DESCRIPTION OF THE TASK> Give a verbatim copy of the lines below, minus the pictures.

MATERIAL PROVIDED>
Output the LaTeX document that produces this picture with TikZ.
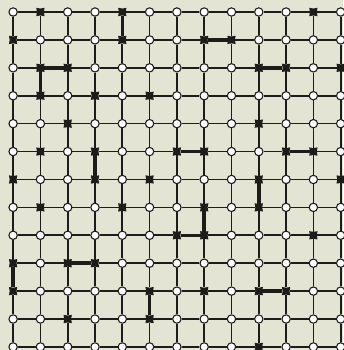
\documentclass[tikz,border=0pt]{standalone}
\usepackage{tikz}
\usetikzlibrary{shapes.geometric}
\definecolor{paper}{RGB}{228,228,212}
\definecolor{ink}{RGB}{28,28,24}

\begin{document}
\begin{tikzpicture}[x=0.978cm, y=1cm,
    dot/.style={circle, draw=ink, fill=white, line width=1.1pt, minimum size=0.3cm, inner sep=0pt},
    hit/.style={star, star points=4, star point ratio=1.7, rotate=45, fill=ink, minimum size=0.42cm, inner sep=0pt},
    wire/.style={draw=ink, line width=1.7pt},
    bond/.style={draw=ink, line width=3.6pt}]
    % paper
    \useasboundingbox[fill=paper] (-0.48,0.43) rectangle (12.09,-12.11);
    % sites that are hit (column/row)
    \foreach \c/\r in {1/0,4/0,11/0, 0/1,4/1,7/1,8/1, 1/2,2/2,9/2,10/2,12/2,
        1/3,3/3,5/3, 2/4,9/4, 1/5,3/5,6/5,7/5,10/5,11/5, 0/6,3/6,5/6,9/6,12/6,
        1/7,4/7,7/7,9/7, 6/8,7/8,11/8, 0/9,2/9,3/9, 0/10,5/10,7/10,9/10,10/10,
        2/11,5/11, 9/12}
        {\expandafter\gdef\csname hit-\c-\r\endcsname{}}
    % lattice sites
    \foreach \c in {0,...,12} {
        \foreach \r in {0,...,12} {
            \ifcsname hit-\c-\r\endcsname
                \node[hit] (s-\c-\r) at (\c,-\r) {};
            \else
                \node[dot] (s-\c-\r) at (\c,-\r) {};
            \fi
        }
    }
    % lattice bonds
    \foreach \r in {0,...,12} {
        \foreach \c [evaluate=\c as \n using int(\c+1)] in {0,...,11} {
            \draw[wire] (s-\c-\r) -- (s-\n-\r);
            \draw[wire] (s-\r-\c) -- (s-\r-\n);
        }
    }
    % occupied bonds
    \foreach \a/\b/\p/\q in {4/0/4/1, 7/1/8/1, 1/2/2/2, 1/2/1/3, 9/2/10/2,
        6/5/7/5, 10/5/11/5, 3/5/3/6, 9/6/9/7, 7/7/7/8, 6/8/7/8,
        2/9/3/9, 0/9/0/10, 9/10/10/10, 5/10/5/11}
        \draw[bond] (s-\a-\b) -- (s-\p-\q);
\end{tikzpicture}
\end{document}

WORKED SOLUTION>
Output the LaTeX document that produces this picture with TikZ.
\documentclass[tikz,border=0pt]{standalone}
\usepackage{tikz}
\usetikzlibrary{shapes.geometric}
\definecolor{paper}{RGB}{228,228,212}
\definecolor{ink}{RGB}{28,28,24}

\begin{document}
\begin{tikzpicture}[x=0.978cm, y=1cm,
    dot/.style={circle, draw=ink, fill=white, line width=1.1pt, minimum size=0.3cm, inner sep=0pt},
    hit/.style={star, star points=4, star point ratio=1.7, rotate=45, fill=ink, minimum size=0.42cm, inner sep=0pt},
    wire/.style={draw=ink, line width=1.7pt},
    bond/.style={draw=ink, line width=3.6pt}]
    % paper
    \useasboundingbox[fill=paper] (-0.48,0.43) rectangle (12.09,-12.11);
    % sites that are hit (column/row)
    \foreach \c/\r in {1/0,4/0,11/0, 0/1,4/1,7/1,8/1, 1/2,2/2,9/2,10/2,12/2,
        1/3,3/3,5/3, 2/4,9/4, 1/5,3/5,6/5,7/5,10/5,11/5, 0/6,3/6,5/6,9/6,12/6,
        1/7,4/7,7/7,9/7, 6/8,7/8,11/8, 0/9,2/9,3/9, 0/10,5/10,7/10,9/10,10/10,
        2/11,5/11, 9/12}
        {\expandafter\gdef\csname hit-\c-\r\endcsname{}}
    % lattice sites
    \foreach \c in {0,...,12} {
        \foreach \r in {0,...,12} {
            \ifcsname hit-\c-\r\endcsname
                \node[hit] (s-\c-\r) at (\c,-\r) {};
            \else
                \node[dot] (s-\c-\r) at (\c,-\r) {};
            \fi
        }
    }
    % lattice bonds
    \foreach \r in {0,...,12} {
        \foreach \c [evaluate=\c as \n using int(\c+1)] in {0,...,11} {
            \draw[wire] (s-\c-\r) -- (s-\n-\r);
            \draw[wire] (s-\r-\c) -- (s-\r-\n);
        }
    }
    % occupied bonds
    \foreach \a/\b/\p/\q in {4/0/4/1, 7/1/8/1, 1/2/2/2, 1/2/1/3, 9/2/10/2,
        6/5/7/5, 10/5/11/5, 3/5/3/6, 9/6/9/7, 7/7/7/8, 6/8/7/8,
        2/9/3/9, 0/9/0/10, 9/10/10/10, 5/10/5/11}
        \draw[bond] (s-\a-\b) -- (s-\p-\q);
\end{tikzpicture}
\end{document}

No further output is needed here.